Speaking to fellow choir member Jane Creech in the audience, McCartney posed a question: “Jane, why must we close our ‘esses’ precisely and not hiss like snakes?”

The rest of the choir members there – all well-versed in Matthew Michael Brownisms – knew Creech’s response before she said it: Because we’re not that kind of a church.

Jokes aside, Creech said that Brown is “grounded in an enormous, caring heart and a deep abiding faith” and through music, tries to offer “glimpses of God’s beauty and God’s love.”
At the end of the worship service Sunday at First Methodist, Webster led the choir in the debut performance of his version of “A Prayer for Musicians and Artists,” accompanied on the organ by Wright. Brown sat in a position unusual for him: in a pew with the rest of the congregation. Afterwards, a reception was held to honor Brown.

But Brown’s day wasn’t over yet.

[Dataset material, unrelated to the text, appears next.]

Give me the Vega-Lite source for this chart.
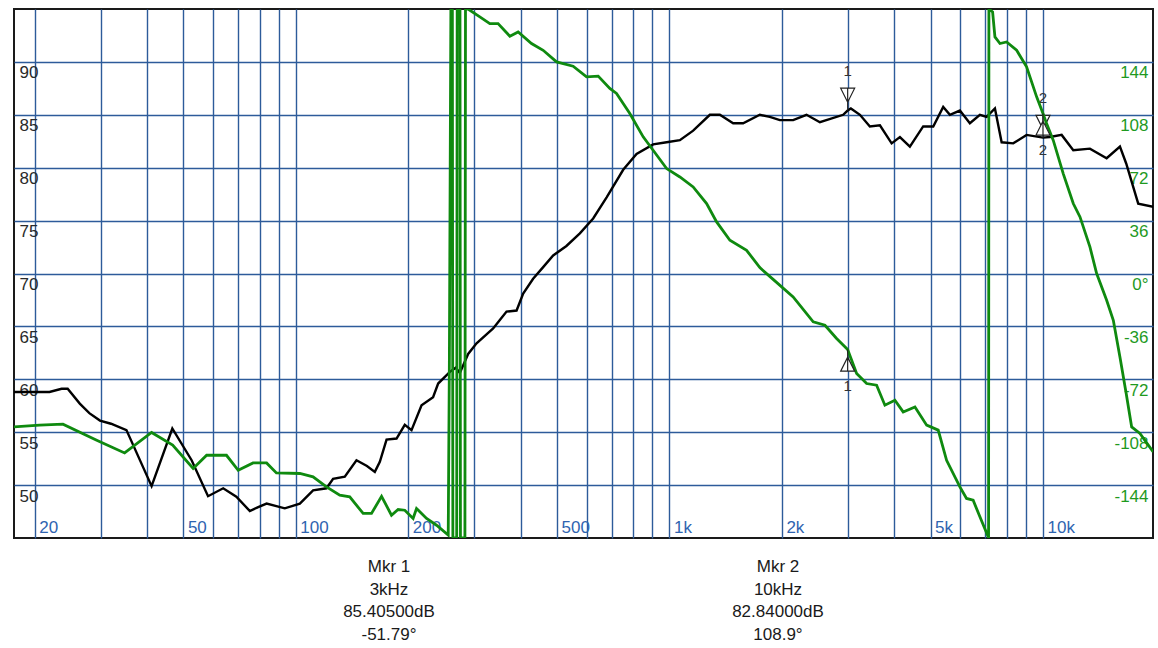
{
  "$schema": "https://vega.github.io/schema/vega-lite/v6.json",
  "background": "white",
  "padding": {"left": 13, "top": 8, "right": 4, "bottom": 0},
  "config": {
    "view": {"stroke": "#1a1a1a", "strokeWidth": 2},
    "axis": {
      "domain": false,
      "ticks": false,
      "tickSize": 0,
      "title": null,
      "labelFont": "Liberation Sans",
      "labelFontSize": 17,
      "labelOverlap": false,
      "labelBound": false,
      "labelFlush": false,
      "gridColor": "#2d5b9a",
      "gridWidth": 1.4,
      "gridOpacity": 1
    },
    "text": {"font": "Liberation Sans"}
  },
  "datasets": {
    "magnitude": [
      {"freq": 17.6, "db": 58.8}, {"freq": 19.5, "db": 58.8}, {"freq": 21.9, "db": 58.8}, {"freq": 23.6, "db": 59.1},
      {"freq": 24.5, "db": 59.1}, {"freq": 26.4, "db": 57.7}, {"freq": 28, "db": 56.8}, {"freq": 29.9, "db": 56.1},
      {"freq": 32, "db": 55.8}, {"freq": 35.2, "db": 55.2}, {"freq": 41.1, "db": 49.9}, {"freq": 46.7, "db": 55.35},
      {"freq": 52.6, "db": 52.35}, {"freq": 58.2, "db": 48.95}, {"freq": 63.9, "db": 49.7}, {"freq": 69.3, "db": 48.9},
      {"freq": 75.3, "db": 47.55}, {"freq": 79, "db": 47.9}, {"freq": 83.5, "db": 48.25}, {"freq": 93.4, "db": 47.8},
      {"freq": 102.5, "db": 48.25}, {"freq": 111.2, "db": 49.5}, {"freq": 120.8, "db": 49.7}, {"freq": 125.8, "db": 50.6},
      {"freq": 135.2, "db": 50.8}, {"freq": 145.3, "db": 52.35}, {"freq": 155, "db": 51.8}, {"freq": 162.7, "db": 51.25},
      {"freq": 167.8, "db": 52.2}, {"freq": 174.9, "db": 54.3}, {"freq": 186, "db": 54.4}, {"freq": 195.7, "db": 55.7},
      {"freq": 204, "db": 55.2}, {"freq": 217, "db": 57.55}, {"freq": 233, "db": 58.3}, {"freq": 240.4, "db": 59.6},
      {"freq": 258.4, "db": 60.7}, {"freq": 268, "db": 61.1}, {"freq": 274.8, "db": 60.6}, {"freq": 289.2, "db": 62.4},
      {"freq": 304.6, "db": 63.4}, {"freq": 337.4, "db": 64.8}, {"freq": 351.6, "db": 65.6}, {"freq": 366.4, "db": 66.4},
      {"freq": 389.8, "db": 66.5}, {"freq": 406, "db": 68.1}, {"freq": 431.6, "db": 69.5}, {"freq": 459.2, "db": 70.6},
      {"freq": 488.4, "db": 71.7}, {"freq": 530, "db": 72.6}, {"freq": 575.8, "db": 73.8}, {"freq": 625, "db": 75.2},
      {"freq": 679, "db": 77.2}, {"freq": 752, "db": 79.8}, {"freq": 816.6, "db": 81.3}, {"freq": 904.4, "db": 82.2},
      {"freq": 982.8, "db": 82.4}, {"freq": 1066.6, "db": 82.6}, {"freq": 1157.6, "db": 83.5}, {"freq": 1283, "db": 85.0},
      {"freq": 1364.6, "db": 85.0}, {"freq": 1481, "db": 84.2}, {"freq": 1575, "db": 84.2}, {"freq": 1746, "db": 85.0},
      {"freq": 1857, "db": 84.8}, {"freq": 1975, "db": 84.5}, {"freq": 2144, "db": 84.5}, {"freq": 2328, "db": 85.0},
      {"freq": 2528, "db": 84.3}, {"freq": 2918, "db": 85.0}, {"freq": 3000, "db": 85.4}, {"freq": 3060, "db": 85.6},
      {"freq": 3236, "db": 85.0}, {"freq": 3440, "db": 83.9}, {"freq": 3660, "db": 84.0}, {"freq": 3934, "db": 82.3},
      {"freq": 4140, "db": 82.9}, {"freq": 4402, "db": 82.0}, {"freq": 4778, "db": 83.9}, {"freq": 5084, "db": 83.9},
      {"freq": 5406, "db": 85.75}, {"freq": 5634, "db": 85.0}, {"freq": 5992, "db": 85.4}, {"freq": 6372, "db": 84.2},
      {"freq": 6778, "db": 85.0}, {"freq": 7064, "db": 84.8}, {"freq": 7436, "db": 85.6}, {"freq": 7750, "db": 82.4},
      {"freq": 8324, "db": 82.3}, {"freq": 9038, "db": 83.1}, {"freq": 10000, "db": 82.84}, {"freq": 10434, "db": 82.9},
      {"freq": 11218, "db": 83.1}, {"freq": 12052, "db": 81.65}, {"freq": 13354, "db": 81.8}, {"freq": 14804, "db": 80.9},
      {"freq": 16068, "db": 82.0}, {"freq": 16700, "db": 80.4}, {"freq": 17986, "db": 76.6}, {"freq": 19726, "db": 76.3}
    ],
    "phase": [
      {"freq": 17.6, "deg": -104.4}, {"freq": 20.6, "deg": -103.2}, {"freq": 23.8, "deg": -102.5}, {"freq": 29.3, "deg": -113.5},
      {"freq": 34.8, "deg": -122.1}, {"freq": 41.1, "deg": -108.2}, {"freq": 46.8, "deg": -116.8}, {"freq": 53.1, "deg": -132.7},
      {"freq": 57.7, "deg": -123.7}, {"freq": 65.2, "deg": -123.7}, {"freq": 70.1, "deg": -133.9}, {"freq": 76.8, "deg": -128.9},
      {"freq": 83.5, "deg": -128.9}, {"freq": 88.7, "deg": -135.7}, {"freq": 102.5, "deg": -136.1}, {"freq": 111.2, "deg": -138.4},
      {"freq": 120.8, "deg": -145.2}, {"freq": 131.1, "deg": -150.9}, {"freq": 139.4, "deg": -152}, {"freq": 151.4, "deg": -163.3},
      {"freq": 159.4, "deg": -163.3}, {"freq": 169.6, "deg": -151.6}, {"freq": 180.3, "deg": -164.5}, {"freq": 187.8, "deg": -160.6},
      {"freq": 195.7, "deg": -161.1}, {"freq": 206, "deg": -166.7}, {"freq": 210.4, "deg": -159.9}, {"freq": 223.8, "deg": -166.7},
      {"freq": 238, "deg": -171.3}, {"freq": 255.8, "deg": -178}, {"freq": 257.6, "deg": -60}, {"freq": 260, "deg": 180},
      {"freq": 262.4, "deg": 180}, {"freq": 263.2, "deg": -180}, {"freq": 269.5, "deg": -180}, {"freq": 270.3, "deg": 180},
      {"freq": 275, "deg": 180}, {"freq": 275.8, "deg": -180}, {"freq": 283.5, "deg": -180}, {"freq": 284.5, "deg": 180},
      {"freq": 289, "deg": 180}, {"freq": 310.8, "deg": 174.6}, {"freq": 330.6, "deg": 170.1}, {"freq": 347.8, "deg": 170.1},
      {"freq": 374, "deg": 161.5}, {"freq": 393.6, "deg": 164.4}, {"freq": 427.4, "deg": 156.5}, {"freq": 459.2, "deg": 151.9},
      {"freq": 498.8, "deg": 144}, {"freq": 552.4, "deg": 141.1}, {"freq": 600, "deg": 133.8}, {"freq": 644.6, "deg": 134.3},
      {"freq": 692.6, "deg": 125.9}, {"freq": 721.8, "deg": 122.5}, {"freq": 783.4, "deg": 108.9}, {"freq": 850.6, "deg": 93},
      {"freq": 904.4, "deg": 83.9}, {"freq": 982.8, "deg": 71.4}, {"freq": 1066.6, "deg": 65.7}, {"freq": 1157.6, "deg": 58.9},
      {"freq": 1257.6, "deg": 47.6}, {"freq": 1337.6, "deg": 35.1}, {"freq": 1451.6, "deg": 22.6}, {"freq": 1608.8, "deg": 15.8},
      {"freq": 1746, "deg": 4}, {"freq": 1895, "deg": -4}, {"freq": 2144, "deg": -15.9}, {"freq": 2426, "deg": -32.9},
      {"freq": 2608, "deg": -35.2}, {"freq": 2802, "deg": -44.2}, {"freq": 3000, "deg": -51.79}, {"freq": 3170, "deg": -68.1},
      {"freq": 3372, "deg": -74.9}, {"freq": 3586, "deg": -76}, {"freq": 3774, "deg": -89.6}, {"freq": 4014, "deg": -86.2},
      {"freq": 4224, "deg": -94.2}, {"freq": 4542, "deg": -90.8}, {"freq": 4882, "deg": -103.2}, {"freq": 5242, "deg": -106.6},
      {"freq": 5520, "deg": -127.1}, {"freq": 5992, "deg": -145.2}, {"freq": 6242, "deg": -153.1}, {"freq": 6502, "deg": -154.3},
      {"freq": 6778, "deg": -165.6}, {"freq": 7136, "deg": -179.3}, {"freq": 7150, "deg": -180}, {"freq": 7165, "deg": 180},
      {"freq": 7330, "deg": 178}, {"freq": 7436, "deg": 161}, {"freq": 7670, "deg": 156.5}, {"freq": 7992, "deg": 157.6},
      {"freq": 8500, "deg": 151.9}, {"freq": 9038, "deg": 140.6}, {"freq": 9616, "deg": 120.2}, {"freq": 10000, "deg": 108.9},
      {"freq": 10224, "deg": 102}, {"freq": 10650, "deg": 90.7}, {"freq": 11328, "deg": 68}, {"freq": 12052, "deg": 47.6},
      {"freq": 12562, "deg": 38.5}, {"freq": 13354, "deg": 18.1}, {"freq": 13920, "deg": 0}, {"freq": 14804, "deg": -18.2},
      {"freq": 15426, "deg": -31.9}, {"freq": 16068, "deg": -56.8}, {"freq": 16700, "deg": -81.7}, {"freq": 17272, "deg": -104.4},
      {"freq": 18178, "deg": -108.9}, {"freq": 19726, "deg": -121.4}
    ],
    "markers": [
      {"mkr": "1", "freq": 3000, "db": 85.405, "deg": -51.79},
      {"mkr": "2", "freq": 10000, "db": 82.84, "deg": 108.9}
    ]
  },
  "vconcat": [
    {
      "width": 1139,
      "height": 529,
      "encoding": {
        "x": {
          "field": "freq",
          "type": "quantitative",
          "scale": {"type": "log", "domain": [17.6, 19700], "nice": false},
          "axis": {
            "orient": "bottom",
            "grid": true,
            "values": [20, 30, 40, 50, 60, 70, 80, 90, 100, 200, 300, 400, 500, 600, 700, 800, 900, 1000, 2000, 3000, 4000, 5000, 6000, 7000, 8000, 9000, 10000],
            "labelExpr": "(datum.value == 20 || datum.value == 50 || datum.value == 100 || datum.value == 200 || datum.value == 500) ? '' + datum.value : ((datum.value == 1000 || datum.value == 2000 || datum.value == 5000 || datum.value == 10000) ? (datum.value / 1000) + 'k' : '')",
            "labelAlign": "left",
            "labelBaseline": "alphabetic",
            "labelPadding": -6,
            "labelOffset": 4,
            "labelColor": "#2f64b0"
          }
        }
      },
      "layer": [
        {
          "encoding": {
            "y": {
              "field": "db",
              "type": "quantitative",
              "scale": {"domain": [45, 95], "nice": false, "zero": false},
              "axis": {
                "orient": "left",
                "grid": true,
                "values": [50, 55, 60, 65, 70, 75, 80, 85, 90],
                "labelExpr": "'' + datum.value",
                "labelAlign": "left",
                "labelBaseline": "top",
                "labelPadding": -5,
                "labelOffset": 3,
                "labelColor": "#2a2a2a"
              }
            }
          },
          "layer": [
            {
              "data": {"name": "magnitude"},
              "mark": {"type": "line", "color": "#000000", "strokeWidth": 2.4, "clip": true}
            },
            {
              "data": {"name": "markers"},
              "mark": {
                "type": "point",
                "shape": "M-1,-1H1L0,1Z M0,1V2.2 M0,-1V1",
                "size": 196,
                "filled": true,
                "fill": "white",
                "stroke": "#222222",
                "strokeWidth": 1.2,
                "opacity": 1,
                "yOffset": -15.3
              }
            },
            {
              "data": {"name": "markers"},
              "mark": {"type": "text", "fontSize": 15, "color": "#333333", "yOffset": -40},
              "encoding": {"text": {"field": "mkr", "type": "nominal"}}
            }
          ]
        },
        {
          "encoding": {
            "y": {
              "field": "deg",
              "type": "quantitative",
              "scale": {"domain": [-180, 180], "nice": false, "zero": false},
              "axis": {
                "orient": "right",
                "grid": false,
                "values": [-144, -108, -72, -36, 0, 36, 72, 108, 144],
                "labelExpr": "datum.value == 0 ? '0°' : '' + datum.value",
                "labelAlign": "right",
                "labelBaseline": "top",
                "labelPadding": -5,
                "labelOffset": 3,
                "labelColor": "#1f9a1f"
              }
            }
          },
          "layer": [
            {
              "data": {"name": "phase"},
              "mark": {"type": "line", "color": "#0f8a0f", "strokeWidth": 2.8, "clip": true}
            },
            {
              "data": {"name": "markers"},
              "mark": {
                "type": "point",
                "shape": "M-1,1H1L0,-1Z M0,-1V-2.1 M0,-1V1",
                "size": 196,
                "filled": true,
                "fill": "white",
                "stroke": "#222222",
                "strokeWidth": 1.2,
                "opacity": 1,
                "yOffset": 14.6
              }
            },
            {
              "data": {"name": "markers"},
              "mark": {"type": "text", "fontSize": 15, "color": "#333333", "yOffset": 36.5},
              "encoding": {"text": {"field": "mkr", "type": "nominal"}}
            }
          ]
        }
      ],
      "resolve": {"scale": {"y": "independent"}, "axis": {"y": "independent"}}
    },
    {
      "width": 1139,
      "height": 56,
      "view": {"stroke": null},
      "data": {"name": "markers"},
      "transform": [
        {
          "calculate": "['Mkr ' + datum.mkr, (datum.freq / 1000) + 'kHz', format(datum.db, '.5f') + 'dB', replace(format(datum.deg, '.4'), '−', '-') + '°']",
          "as": "readout"
        }
      ],
      "mark": {"type": "text", "fontSize": 17, "lineHeight": 22.5, "color": "#1a1a1a", "baseline": "middle"},
      "encoding": {
        "x": {"field": "mkr", "type": "ordinal", "scale": {"type": "point", "padding": 0.964}, "axis": null},
        "text": {"field": "readout", "type": "nominal"}
      }
    }
  ],
  "spacing": 0,
  "resolve": {"scale": {"x": "independent"}}
}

He still had a firstArts performance of Choral Evensong to direct, followed by yet another reception in his honor at the Utzman-Chambers House.

After the weekend was over, Brown reached out to choir members, who underwrote the cost of the project themselves, via email:

“I am absolutely blown away with your incredible generosity and thoughtfulness this past weekend. It seems most of Salisbury knew about the details, including colleagues who texted and called from across the country last night. I am amazed how you kept everything a complete secret! I had not the slightest clue, and this made it even more meaningful.”